* [Exercise brief]: Your reply should be one number: the count of lines holding the word "image".

* [Data listing]:
-*-
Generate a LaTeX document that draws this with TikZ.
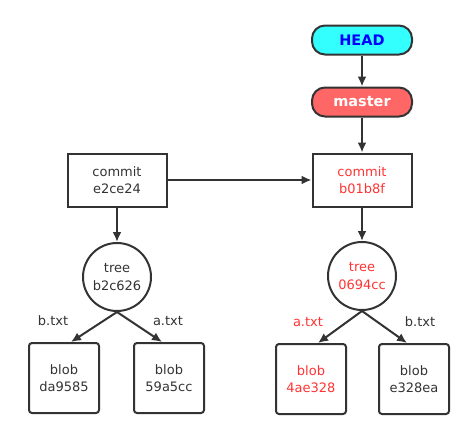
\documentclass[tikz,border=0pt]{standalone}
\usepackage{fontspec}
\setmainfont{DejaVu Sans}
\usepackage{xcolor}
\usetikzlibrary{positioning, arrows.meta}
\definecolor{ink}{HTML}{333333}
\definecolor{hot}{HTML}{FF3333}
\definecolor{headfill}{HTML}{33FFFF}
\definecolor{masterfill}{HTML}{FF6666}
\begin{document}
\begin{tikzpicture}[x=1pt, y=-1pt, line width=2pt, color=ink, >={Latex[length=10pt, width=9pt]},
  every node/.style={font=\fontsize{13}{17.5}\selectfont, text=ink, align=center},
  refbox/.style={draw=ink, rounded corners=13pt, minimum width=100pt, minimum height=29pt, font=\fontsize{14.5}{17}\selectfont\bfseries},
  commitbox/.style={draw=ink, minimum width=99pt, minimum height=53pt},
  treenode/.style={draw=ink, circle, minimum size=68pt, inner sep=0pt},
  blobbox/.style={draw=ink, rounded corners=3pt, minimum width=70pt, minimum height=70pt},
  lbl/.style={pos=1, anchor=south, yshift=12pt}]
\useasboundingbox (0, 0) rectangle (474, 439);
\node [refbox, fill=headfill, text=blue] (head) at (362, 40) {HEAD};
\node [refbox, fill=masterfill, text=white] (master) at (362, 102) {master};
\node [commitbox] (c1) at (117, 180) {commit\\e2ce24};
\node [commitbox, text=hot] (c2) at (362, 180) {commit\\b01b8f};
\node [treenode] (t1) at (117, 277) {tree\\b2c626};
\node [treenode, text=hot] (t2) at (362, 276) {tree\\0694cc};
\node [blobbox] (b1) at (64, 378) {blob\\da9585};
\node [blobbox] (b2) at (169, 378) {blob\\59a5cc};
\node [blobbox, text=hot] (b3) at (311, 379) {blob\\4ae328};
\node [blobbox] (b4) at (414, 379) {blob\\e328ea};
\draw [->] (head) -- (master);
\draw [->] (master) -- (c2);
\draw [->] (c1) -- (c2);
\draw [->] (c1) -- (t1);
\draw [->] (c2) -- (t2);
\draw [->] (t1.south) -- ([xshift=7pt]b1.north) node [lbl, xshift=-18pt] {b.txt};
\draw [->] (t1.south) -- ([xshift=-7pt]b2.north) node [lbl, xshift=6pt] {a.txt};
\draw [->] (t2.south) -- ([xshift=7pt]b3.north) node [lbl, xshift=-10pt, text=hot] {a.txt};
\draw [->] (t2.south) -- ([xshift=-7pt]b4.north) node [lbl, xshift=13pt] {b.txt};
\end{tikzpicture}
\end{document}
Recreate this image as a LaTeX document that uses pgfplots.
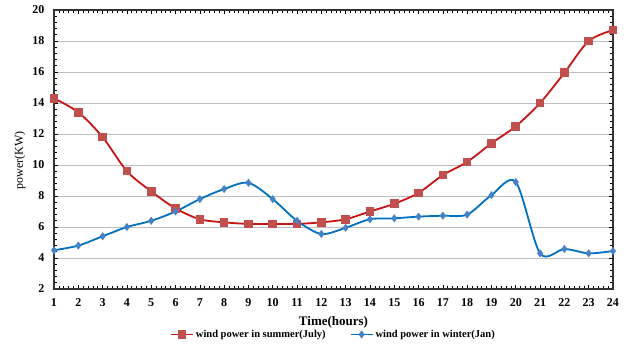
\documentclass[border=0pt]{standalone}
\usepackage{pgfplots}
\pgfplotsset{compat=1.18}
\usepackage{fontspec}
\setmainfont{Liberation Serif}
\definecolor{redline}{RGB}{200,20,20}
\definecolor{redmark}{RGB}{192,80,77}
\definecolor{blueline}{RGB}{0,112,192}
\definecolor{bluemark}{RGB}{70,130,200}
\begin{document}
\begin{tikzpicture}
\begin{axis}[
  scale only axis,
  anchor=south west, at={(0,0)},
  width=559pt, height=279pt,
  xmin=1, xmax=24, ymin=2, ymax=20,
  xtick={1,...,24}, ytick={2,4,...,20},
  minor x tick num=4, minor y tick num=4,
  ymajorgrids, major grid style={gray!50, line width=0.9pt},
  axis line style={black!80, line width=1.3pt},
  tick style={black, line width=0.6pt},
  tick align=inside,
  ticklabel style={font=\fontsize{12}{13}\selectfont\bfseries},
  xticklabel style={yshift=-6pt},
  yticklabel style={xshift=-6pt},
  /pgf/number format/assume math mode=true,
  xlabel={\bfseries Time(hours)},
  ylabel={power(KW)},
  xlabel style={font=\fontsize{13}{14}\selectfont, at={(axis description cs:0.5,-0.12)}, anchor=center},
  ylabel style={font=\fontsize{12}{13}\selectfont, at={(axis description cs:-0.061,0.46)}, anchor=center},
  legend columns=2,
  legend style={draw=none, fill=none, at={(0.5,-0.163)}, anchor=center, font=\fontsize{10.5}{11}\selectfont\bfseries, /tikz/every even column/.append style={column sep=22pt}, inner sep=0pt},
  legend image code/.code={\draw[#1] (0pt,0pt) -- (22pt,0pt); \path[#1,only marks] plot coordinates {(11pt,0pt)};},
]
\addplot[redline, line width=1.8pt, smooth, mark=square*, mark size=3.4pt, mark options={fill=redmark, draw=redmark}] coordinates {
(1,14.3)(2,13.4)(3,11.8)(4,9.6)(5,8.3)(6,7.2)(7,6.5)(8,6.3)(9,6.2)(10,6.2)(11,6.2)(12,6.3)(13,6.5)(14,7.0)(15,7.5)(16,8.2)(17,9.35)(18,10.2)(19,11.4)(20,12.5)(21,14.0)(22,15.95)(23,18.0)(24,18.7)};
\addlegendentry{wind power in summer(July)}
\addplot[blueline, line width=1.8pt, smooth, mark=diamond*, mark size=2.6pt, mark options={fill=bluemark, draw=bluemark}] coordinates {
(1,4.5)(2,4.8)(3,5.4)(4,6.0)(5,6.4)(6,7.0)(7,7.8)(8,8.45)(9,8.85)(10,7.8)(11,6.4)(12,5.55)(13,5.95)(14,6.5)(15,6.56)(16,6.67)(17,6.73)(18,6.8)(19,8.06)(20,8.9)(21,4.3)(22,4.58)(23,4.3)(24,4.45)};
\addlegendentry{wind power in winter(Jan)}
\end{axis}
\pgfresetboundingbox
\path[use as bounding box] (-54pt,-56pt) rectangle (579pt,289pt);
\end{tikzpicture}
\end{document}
-*-
* [Worked answer]: 2